If A Beautiful Time was suffered some from merely containing Willie being Willie, The Border benefits from here. The songs are better here, and the mix of moods works perfectly as one of America’s finest vocalists powerfully interprets well-chosen (and well-written) music. The opening title track sets the tone for the record. Originally written and recorded by Rodney Crowell, “The Border” gives voice to a Border Patrol agent dealing with the challenges of his work. The track avoids politicization, instead focusing on the human details of the situation at the US-Mexico border. Nelson sings, “I come home to Maria in a bulletproof vest / With the weight of the whole wide world bearing down on my chest,” and the whole situation takes on a painful presence.

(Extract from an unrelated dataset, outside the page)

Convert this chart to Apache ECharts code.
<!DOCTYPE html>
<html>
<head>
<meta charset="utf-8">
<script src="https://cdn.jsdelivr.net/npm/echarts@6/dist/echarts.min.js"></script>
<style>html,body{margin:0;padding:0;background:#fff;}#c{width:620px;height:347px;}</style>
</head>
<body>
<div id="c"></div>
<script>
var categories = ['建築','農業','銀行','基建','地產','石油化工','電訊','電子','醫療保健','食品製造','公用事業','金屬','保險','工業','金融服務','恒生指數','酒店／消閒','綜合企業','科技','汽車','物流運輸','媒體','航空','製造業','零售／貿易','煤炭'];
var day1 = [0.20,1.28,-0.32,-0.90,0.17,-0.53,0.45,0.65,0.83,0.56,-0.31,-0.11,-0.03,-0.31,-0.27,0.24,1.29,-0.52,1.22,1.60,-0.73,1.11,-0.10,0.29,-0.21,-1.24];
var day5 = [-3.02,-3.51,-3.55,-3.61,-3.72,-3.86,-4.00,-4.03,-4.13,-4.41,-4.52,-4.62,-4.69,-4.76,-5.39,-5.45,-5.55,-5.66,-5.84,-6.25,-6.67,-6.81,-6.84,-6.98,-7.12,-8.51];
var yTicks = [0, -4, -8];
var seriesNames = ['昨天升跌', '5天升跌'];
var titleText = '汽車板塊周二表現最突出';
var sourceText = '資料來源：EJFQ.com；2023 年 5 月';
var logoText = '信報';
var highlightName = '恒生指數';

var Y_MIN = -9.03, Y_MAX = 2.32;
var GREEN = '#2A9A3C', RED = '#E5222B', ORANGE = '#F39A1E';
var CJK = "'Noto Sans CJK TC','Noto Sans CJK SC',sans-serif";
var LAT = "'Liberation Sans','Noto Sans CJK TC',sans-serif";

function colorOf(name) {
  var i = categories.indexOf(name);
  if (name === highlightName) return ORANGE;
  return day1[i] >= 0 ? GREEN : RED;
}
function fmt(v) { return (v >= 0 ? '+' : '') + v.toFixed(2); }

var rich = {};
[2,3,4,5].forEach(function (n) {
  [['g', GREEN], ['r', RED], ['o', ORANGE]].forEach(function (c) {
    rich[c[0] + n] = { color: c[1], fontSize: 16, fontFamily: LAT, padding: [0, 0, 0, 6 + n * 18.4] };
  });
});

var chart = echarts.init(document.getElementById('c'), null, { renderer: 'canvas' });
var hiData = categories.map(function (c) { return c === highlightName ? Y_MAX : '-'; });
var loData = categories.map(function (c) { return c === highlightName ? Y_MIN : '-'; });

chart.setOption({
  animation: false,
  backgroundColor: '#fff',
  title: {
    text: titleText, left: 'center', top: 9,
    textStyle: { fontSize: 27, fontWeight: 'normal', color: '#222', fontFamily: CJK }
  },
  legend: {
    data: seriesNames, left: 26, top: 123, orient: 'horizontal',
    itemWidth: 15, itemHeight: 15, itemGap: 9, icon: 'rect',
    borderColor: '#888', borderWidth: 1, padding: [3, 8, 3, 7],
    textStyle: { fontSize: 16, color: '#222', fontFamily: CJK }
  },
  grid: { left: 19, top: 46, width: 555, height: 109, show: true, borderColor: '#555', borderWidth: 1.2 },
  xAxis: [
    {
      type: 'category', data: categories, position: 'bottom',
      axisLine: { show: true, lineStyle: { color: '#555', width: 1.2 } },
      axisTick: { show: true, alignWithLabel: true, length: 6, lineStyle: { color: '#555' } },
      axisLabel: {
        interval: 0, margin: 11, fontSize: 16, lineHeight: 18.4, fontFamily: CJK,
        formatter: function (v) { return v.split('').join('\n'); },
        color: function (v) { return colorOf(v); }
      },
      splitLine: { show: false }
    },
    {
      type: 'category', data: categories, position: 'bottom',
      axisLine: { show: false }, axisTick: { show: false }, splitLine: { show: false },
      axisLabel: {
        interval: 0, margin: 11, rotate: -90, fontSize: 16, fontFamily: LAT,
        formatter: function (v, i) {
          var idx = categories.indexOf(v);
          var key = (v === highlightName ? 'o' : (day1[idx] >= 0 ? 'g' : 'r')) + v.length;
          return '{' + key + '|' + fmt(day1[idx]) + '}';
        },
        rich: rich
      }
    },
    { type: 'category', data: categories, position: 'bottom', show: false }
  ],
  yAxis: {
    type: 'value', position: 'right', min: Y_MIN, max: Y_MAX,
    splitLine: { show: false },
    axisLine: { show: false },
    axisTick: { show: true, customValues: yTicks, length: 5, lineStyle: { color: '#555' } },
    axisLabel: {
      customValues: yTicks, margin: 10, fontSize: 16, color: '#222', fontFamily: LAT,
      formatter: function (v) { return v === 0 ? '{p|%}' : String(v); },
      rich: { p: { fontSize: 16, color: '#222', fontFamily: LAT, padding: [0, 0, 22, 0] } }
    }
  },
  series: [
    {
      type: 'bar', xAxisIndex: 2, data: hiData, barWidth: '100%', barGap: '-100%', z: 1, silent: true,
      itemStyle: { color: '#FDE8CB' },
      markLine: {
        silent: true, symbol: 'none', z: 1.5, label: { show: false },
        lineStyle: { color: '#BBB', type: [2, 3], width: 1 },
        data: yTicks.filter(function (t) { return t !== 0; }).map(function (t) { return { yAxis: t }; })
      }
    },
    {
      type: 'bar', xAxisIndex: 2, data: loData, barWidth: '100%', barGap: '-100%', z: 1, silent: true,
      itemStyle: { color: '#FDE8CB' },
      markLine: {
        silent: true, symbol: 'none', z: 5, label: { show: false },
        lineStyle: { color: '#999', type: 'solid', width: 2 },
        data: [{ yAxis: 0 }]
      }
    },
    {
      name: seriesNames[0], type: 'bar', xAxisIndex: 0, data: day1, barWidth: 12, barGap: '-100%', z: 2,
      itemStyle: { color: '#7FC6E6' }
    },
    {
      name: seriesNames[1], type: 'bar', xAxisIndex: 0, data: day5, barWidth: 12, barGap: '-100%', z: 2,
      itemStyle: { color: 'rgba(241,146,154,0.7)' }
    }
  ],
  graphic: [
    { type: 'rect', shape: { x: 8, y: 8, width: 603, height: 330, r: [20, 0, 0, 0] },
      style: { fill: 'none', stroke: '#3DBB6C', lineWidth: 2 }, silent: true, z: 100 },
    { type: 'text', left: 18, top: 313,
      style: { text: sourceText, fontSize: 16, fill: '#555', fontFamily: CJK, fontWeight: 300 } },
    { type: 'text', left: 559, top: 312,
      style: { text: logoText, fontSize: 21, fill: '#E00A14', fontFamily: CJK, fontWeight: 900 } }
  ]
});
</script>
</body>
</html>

As the track ends, it feels as if Willie Nelson could spin a whole Southwestern world into being, but he shows no interest in such a project. Escaping conceptual ties allows him simply to focus on excellent versions of high-quality songs. “Once Upon a Yesterday” is one of several of his collaborations with songwriting partner Buddy Cannon. The cut could have been a classic Nelson number, and while its 2024 release might lend its reflections on the past some extra gravitas, its lyricism and delivery give it an inherent strength. “Hank’s Guitar” (by Cannon and Bobby Tomberlin) provides another look back, as Nelson has “a dream that I was Hank’s guitar”. Rather than merely imagining what it would have been like to be present at such monumental moments as Hank Williams writing “Your Cheatin’ Heart”, Nelson sings of the connection between pain and art and the way that identity can be informed by music and the creative process.

Not all of The Border feels so heavy, even if it maintains emotional depth. “Kiss Me When You’re Through” is a clever little Nelson/Cannon composition, finding a new angle to speak in a complicated and honest relationship setting. Similarly, “Nobody Knows Me Like You” looks at a partner with maturity and vulnerability, a hard-won love song. Romantic love comes through on much of the album, but geographic love has its part, too. “Made in Texas” is a fun romp about how Nelson’s home state has shaped him. For all the seriousness in the album, there’s still plenty of room to joke; Nelson’s music has more than one means of catharsis.

The Border closes with “How Much Does It Cost”, which asks about the price of freedom, not in a political sense, but in an emotional and artistic one. For decades, Nelson’s art has been a means to freedom from heartache for a large audience, but Nelson wonders how he can process his emotions through his performances in a way that will actually grant relief. It’s a poignant and heavy question to ask on your hundredth record. Fortunately for us, Nelson keeps probing. He’s examined his favorite music. He’s thought about death. Now he’s just being Willie Nelson, leading to an album that stands out even in his current era of critical success.